Despite the humid heat and the sun, we stayed a while , then J. wanted to head toward the state champion cherrybark oak. So did I. By this time, my legs felt like they weighed one hundred pounds each, and every step was a painful effort — so painful that I broke into tears and became and even more miserable travel companion. At least I got a lovely photo of the champion cherrybark oak and for a moment I was Jeb — in a 52-year-old woman’s body, chronic condition and all.
Before we passed the Wetlands Center on the way back, we picked up a high-profile, slow-moving farm vehicle in front of us. As he headed toward a large turtle parked in the middle of the lane, I cringed, expecting to see the big guy flattened. The farm vehicle, however, passed over it, so high off the ground on its giant wheels that the turtle was in no danger as long as it stayed in the middle. After the vehicle passed, the turtle, which had been hunkered down, stood as high on its legs at it could and began to hightail it across the road. I’ve never seen such long legs on a turtle. Later my hair stylist pointed out what should have been obvious to me — the turtle was trying to keep its body as far from the hot pavement as it could. I hope it made it to a nice cool spot nearby. As for the vehicle, after a convenience store stop, where we had lost it, it found us again, but finally it pulled off the road at a farmhouse a mile or two away.
Further along the road what I could swear was an otter crossed in front of us. It had the low profile and short legs of an otter and walked very differently from the only beaver I’ve seen walking (in Kankakee River State Park).
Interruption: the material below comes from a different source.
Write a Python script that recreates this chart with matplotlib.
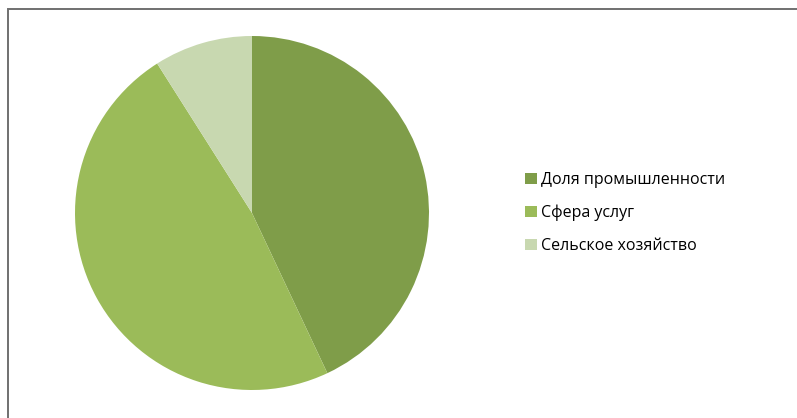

The plan had been to squeeze in another activity as it was not much past 4, and there would be daylight for a while. I didn’t have much left, however. After a rest, we went to El Jalapeño in Anna for dinner. By this time, beautiful clouds had built up, and thunder rumbled in the air, but not much came of the threat except the opportunity to relax all the sore muscles and stiff joints.
Fern Clyffe State Park
May 26, 2014
Monday (Memorial Day) came, and it was already time to return — after another hearty breakfast, of course. Before we left the Jonesboro area, we stopped at Hidden Lake Bed and Breakfast and learned that they had indeed sold the property in two parcels — the main building as a private home, and the guest house as an inn — and that they were getting to move within a month or two. I’m glad I was able to enjoy the amazing breakfast room overlooking the array of bird feeders and a brief walk around the hidden lake last year.
Because time was short, we made only a quick visit to Fern Clyffe State Park, seeing a dead coyote along the way. At Fern Clyffe, the waterfall that had not been running on my previous visit in late May 2013 was not running. One of visitors, who lives nearby, helpfully informed us that after a good rain it had been running the past weekend. Curses.
The rest of the drive back was uneventful. We stopped in Roger Ebert’s university town, Champaign, for a second Memorial Day visit to Café Kopi, another comfortable place that’s hard to leave. By the time we pulled over at the Main Line Station rest area, storm clouds had developed around us, just like last year at the same place. This was the third beautiful trip that ended in rainy or stormy weather — almost as if the weather were trying to brace us for the return to work and reality, to bring us back from the mystery of the great swamp to the banality of everyday life.
Nice travelogue, and a reminder to those who live “downstate” of how terrific their environs can seem to someone who isn’t surrounded by them all the time.
I learned two words here: anole and taxa. And I like “natural antonym” a lot.